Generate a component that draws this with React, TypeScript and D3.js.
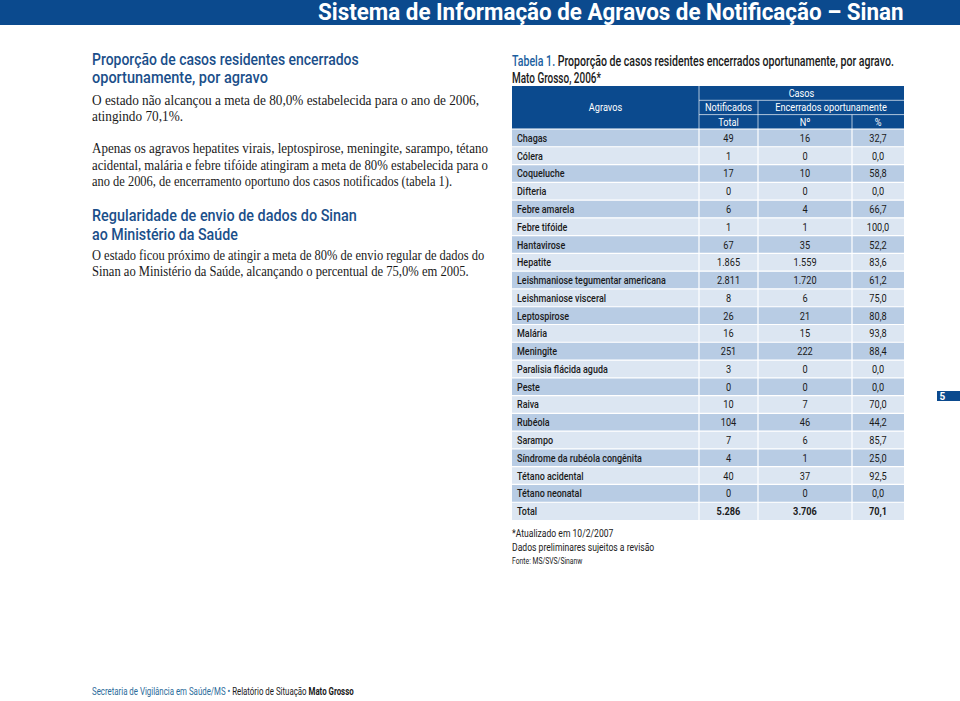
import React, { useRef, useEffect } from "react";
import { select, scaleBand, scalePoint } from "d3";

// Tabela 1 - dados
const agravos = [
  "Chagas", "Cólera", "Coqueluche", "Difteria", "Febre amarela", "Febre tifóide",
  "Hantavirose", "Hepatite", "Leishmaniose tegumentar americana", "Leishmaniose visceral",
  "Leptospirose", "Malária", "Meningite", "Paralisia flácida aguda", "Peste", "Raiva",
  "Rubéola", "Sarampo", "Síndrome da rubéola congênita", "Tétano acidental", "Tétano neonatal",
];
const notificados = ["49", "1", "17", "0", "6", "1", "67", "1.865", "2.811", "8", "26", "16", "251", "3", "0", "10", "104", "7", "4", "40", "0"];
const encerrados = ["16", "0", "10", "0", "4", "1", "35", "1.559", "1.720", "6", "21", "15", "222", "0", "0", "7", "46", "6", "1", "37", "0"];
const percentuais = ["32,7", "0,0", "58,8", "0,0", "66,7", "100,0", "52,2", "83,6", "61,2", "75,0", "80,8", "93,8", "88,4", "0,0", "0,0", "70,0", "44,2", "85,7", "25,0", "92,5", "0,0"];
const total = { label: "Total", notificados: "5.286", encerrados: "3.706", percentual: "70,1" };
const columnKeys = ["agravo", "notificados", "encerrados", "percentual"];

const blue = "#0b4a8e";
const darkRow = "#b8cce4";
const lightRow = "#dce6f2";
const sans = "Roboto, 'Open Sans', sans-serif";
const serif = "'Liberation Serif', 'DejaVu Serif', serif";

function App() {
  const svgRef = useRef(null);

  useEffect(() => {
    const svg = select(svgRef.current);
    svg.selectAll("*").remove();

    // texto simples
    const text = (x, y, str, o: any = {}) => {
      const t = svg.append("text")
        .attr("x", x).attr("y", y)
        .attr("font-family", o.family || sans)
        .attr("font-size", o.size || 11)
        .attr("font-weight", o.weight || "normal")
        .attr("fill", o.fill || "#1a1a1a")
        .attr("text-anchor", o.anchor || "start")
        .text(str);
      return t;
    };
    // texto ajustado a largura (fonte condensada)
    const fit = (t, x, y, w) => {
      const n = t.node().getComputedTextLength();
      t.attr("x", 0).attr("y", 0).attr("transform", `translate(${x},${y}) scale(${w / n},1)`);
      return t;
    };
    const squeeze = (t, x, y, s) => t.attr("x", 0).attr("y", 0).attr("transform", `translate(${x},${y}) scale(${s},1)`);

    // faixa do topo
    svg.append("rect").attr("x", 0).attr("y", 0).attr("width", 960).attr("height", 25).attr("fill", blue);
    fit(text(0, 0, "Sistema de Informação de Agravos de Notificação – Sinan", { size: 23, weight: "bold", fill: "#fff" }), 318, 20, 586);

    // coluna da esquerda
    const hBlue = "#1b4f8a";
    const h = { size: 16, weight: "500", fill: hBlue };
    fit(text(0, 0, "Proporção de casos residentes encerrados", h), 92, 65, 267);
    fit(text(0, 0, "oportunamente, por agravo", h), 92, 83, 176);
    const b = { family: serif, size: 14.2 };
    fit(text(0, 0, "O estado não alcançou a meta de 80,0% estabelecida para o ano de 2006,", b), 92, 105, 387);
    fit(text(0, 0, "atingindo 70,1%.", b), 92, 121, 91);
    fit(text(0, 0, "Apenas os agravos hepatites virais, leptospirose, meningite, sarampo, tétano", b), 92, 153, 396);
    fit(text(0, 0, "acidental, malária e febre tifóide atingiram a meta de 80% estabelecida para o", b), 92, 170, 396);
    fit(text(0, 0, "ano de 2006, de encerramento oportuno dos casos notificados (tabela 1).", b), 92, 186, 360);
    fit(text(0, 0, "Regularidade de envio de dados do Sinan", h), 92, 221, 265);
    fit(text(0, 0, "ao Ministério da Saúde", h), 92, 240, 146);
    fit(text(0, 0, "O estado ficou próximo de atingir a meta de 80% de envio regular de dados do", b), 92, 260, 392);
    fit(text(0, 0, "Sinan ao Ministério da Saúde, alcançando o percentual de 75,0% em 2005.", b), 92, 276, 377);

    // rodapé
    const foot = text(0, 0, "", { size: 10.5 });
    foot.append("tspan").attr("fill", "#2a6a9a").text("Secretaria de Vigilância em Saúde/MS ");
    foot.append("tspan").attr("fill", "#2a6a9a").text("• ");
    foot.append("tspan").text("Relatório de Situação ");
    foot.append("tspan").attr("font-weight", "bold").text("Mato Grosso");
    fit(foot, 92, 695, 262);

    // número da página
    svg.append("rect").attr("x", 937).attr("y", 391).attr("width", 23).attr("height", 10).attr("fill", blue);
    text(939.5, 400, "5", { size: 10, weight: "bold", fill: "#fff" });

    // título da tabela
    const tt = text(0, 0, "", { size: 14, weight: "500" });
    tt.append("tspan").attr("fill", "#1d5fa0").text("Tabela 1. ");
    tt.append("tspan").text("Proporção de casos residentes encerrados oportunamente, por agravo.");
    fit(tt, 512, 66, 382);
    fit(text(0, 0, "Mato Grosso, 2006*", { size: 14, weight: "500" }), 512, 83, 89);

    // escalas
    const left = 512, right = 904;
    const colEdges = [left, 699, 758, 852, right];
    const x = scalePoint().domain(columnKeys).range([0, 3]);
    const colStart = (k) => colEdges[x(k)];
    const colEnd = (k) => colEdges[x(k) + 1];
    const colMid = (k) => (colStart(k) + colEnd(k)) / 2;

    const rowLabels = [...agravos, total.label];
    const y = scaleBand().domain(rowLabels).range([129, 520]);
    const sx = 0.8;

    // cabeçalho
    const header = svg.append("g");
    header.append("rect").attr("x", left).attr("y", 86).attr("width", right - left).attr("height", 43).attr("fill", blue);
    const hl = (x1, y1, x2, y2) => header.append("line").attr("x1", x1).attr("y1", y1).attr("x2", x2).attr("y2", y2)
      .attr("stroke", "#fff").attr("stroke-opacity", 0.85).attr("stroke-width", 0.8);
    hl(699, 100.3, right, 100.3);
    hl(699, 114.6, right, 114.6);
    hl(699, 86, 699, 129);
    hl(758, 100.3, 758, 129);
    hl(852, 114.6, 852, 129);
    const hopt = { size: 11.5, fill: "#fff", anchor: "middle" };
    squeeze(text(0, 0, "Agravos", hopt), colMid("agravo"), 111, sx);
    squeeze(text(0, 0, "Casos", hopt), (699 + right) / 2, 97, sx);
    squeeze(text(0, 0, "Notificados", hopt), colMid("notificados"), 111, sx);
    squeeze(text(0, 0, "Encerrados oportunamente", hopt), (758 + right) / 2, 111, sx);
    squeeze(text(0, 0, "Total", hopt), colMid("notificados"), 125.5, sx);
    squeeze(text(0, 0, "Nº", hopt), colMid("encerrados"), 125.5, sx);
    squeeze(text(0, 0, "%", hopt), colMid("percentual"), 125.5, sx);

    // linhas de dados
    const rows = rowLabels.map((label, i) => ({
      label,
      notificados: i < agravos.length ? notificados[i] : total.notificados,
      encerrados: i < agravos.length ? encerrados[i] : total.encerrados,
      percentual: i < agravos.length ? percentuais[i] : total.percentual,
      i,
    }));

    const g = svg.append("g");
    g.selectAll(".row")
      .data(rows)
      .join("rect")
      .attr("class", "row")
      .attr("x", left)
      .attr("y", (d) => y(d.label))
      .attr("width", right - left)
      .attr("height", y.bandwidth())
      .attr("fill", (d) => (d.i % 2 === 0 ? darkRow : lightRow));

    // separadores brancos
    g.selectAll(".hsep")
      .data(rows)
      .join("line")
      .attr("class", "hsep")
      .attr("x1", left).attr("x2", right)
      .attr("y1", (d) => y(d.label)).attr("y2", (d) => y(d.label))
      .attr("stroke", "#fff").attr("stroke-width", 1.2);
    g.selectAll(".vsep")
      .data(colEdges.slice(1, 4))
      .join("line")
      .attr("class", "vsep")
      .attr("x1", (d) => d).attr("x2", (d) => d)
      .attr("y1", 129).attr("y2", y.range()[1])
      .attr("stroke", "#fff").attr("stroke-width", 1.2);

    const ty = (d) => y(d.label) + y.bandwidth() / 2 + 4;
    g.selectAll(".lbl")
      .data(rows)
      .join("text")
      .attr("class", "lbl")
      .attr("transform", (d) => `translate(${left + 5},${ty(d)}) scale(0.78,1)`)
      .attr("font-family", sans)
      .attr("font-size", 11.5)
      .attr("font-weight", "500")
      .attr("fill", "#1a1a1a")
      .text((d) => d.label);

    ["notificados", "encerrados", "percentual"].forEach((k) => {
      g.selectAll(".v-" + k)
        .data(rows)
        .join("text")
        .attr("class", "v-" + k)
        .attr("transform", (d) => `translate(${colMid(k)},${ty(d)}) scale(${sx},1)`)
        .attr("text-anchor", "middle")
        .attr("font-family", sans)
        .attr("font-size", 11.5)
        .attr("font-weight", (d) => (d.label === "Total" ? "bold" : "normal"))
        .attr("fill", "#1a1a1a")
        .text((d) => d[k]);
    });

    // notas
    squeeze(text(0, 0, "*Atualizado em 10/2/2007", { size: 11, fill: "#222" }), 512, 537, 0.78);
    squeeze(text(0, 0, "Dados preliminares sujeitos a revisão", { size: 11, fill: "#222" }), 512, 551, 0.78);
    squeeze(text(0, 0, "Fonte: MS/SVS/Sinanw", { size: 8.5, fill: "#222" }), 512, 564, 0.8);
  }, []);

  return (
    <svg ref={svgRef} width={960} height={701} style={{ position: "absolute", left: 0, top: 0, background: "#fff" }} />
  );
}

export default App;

- - - - - - -

> _GOAL OF THE EXERCISE_
Reproduce the material above from its first line through the line containing "select, scaleBand, scalePoint", both ends included, and skip every picture.

> _RESULT FOR THIS TASK_
Generate a component that draws this with React, TypeScript and D3.js.
import React, { useRef, useEffect } from "react";
import { select, scaleBand, scalePoint } from "d3";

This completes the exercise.